4. Ancaman kerusakan ekosistem akibat penurunan beberapa jenis plankton

Diketahui dari poin sebelumnya bahwa plankton yang dominan di Sungai Brantas area Gresik dan Surabaya didominasi plankton yang toleran terhadap pencemaran. Artinya telah terjadi penurunan jumlah plankton yang sensitif.
Namun, keberlangsungan hidup plankton toleran pencemaran juga akan terancam apabila pencemaran terus terjadi dan meningkat. Plankton merupakan sumber makanan utama bagi banyak organisme akuatik, seperti ikan kecil, krustasea, dan cumi-cumi.

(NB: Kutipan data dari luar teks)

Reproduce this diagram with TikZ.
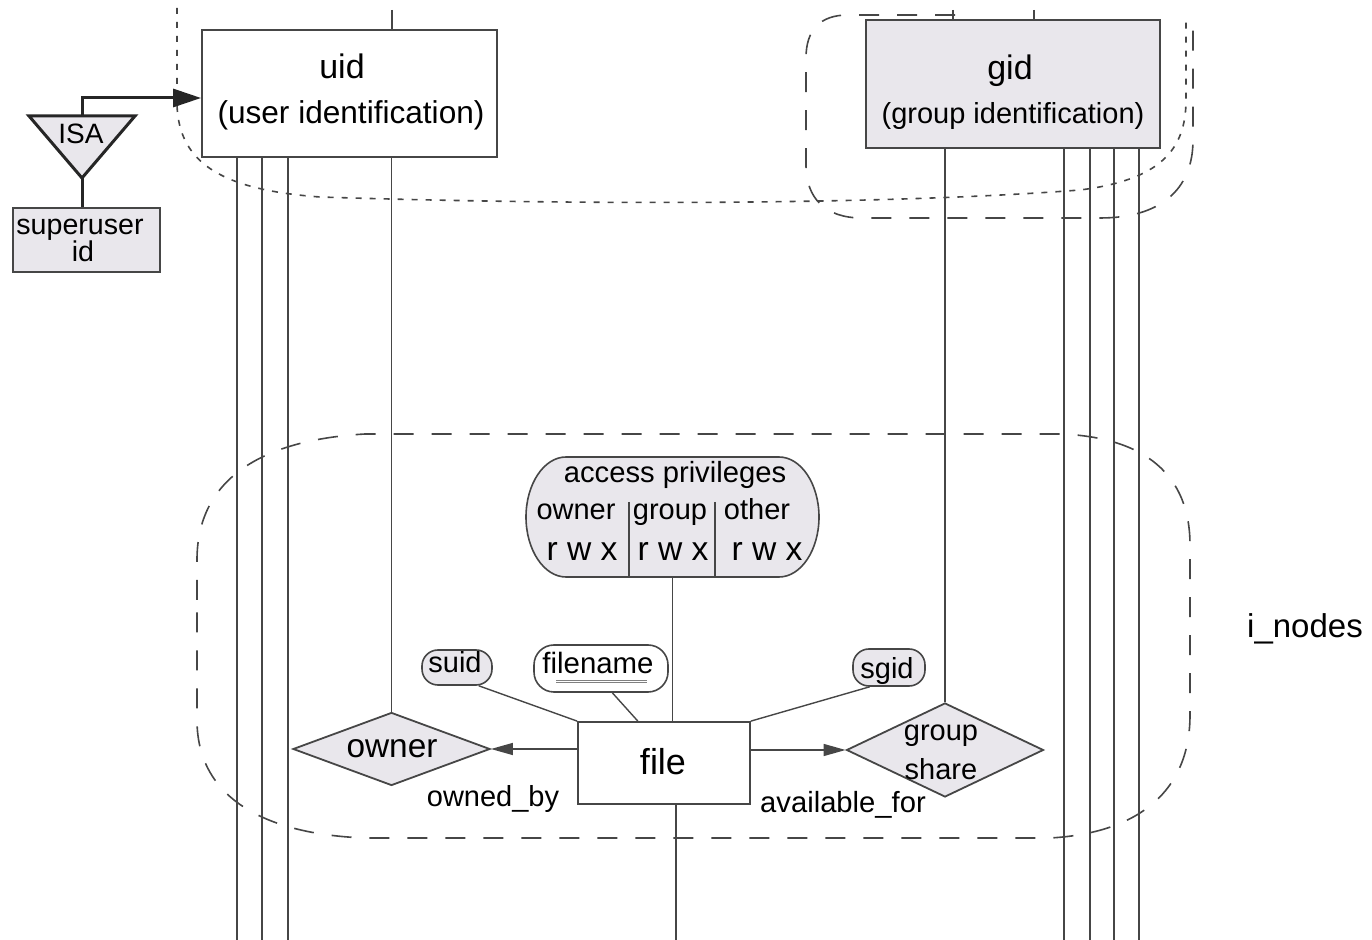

"Jika plankton hilang, maka organisme-organisme ini akan kehilangan sumber makanannya dan populasinya akan menurun," katanya.
Gangguan pada rantai makanan akibat hilangnya plankton dapat mempengaruhi sumber daya makanan manusia. Ikan dan makanan laut lainnya yang dikonsumsi manusia bergantung pada plankton sebagai sumber makanannya.
5. Indonesia diambang kepunahan ikan, ada rekomendasi dari Ecoton

Sementara itu, Ketua Peneliti dan Founder Ecoton, Prigi Arisandi mengatakan, data tahun 2019 mengungkapkan bahwa Indonesia menduduki nomor dua kepunahan ikan tertinggi setelah Philipina. Hal ini salah satu nya diakibatkan karena berkurangnya makanan ikan, yakni plankton.
Prigi pun memberikan rekomendasi terhadap permasalahan yang ada. Pertama, harus meningkatkan kepedulian terhadap ekosistem sungai dengan mengurangi beban pencemaran air.
"Dibutuhkan peran pemerintah dalam melakukan pengawasan pembuangan limbah ke sungai baik dari perusahaan maupun rumah tangga," katanya.
Selanjutnya, membangun IPAL Komunal di area pemukiman untuk mengolah limbahnya. Kemudian perusahaan yang membuang limbah ke sungai melebihi baku mutu air limbah juga harus ditindak tegas.
"Agar kualitas sungai tetap terjaga dan sekaligus mengurangi sumbangan gas yang menyebabkan perubahan iklim di bumi," pungkasnya.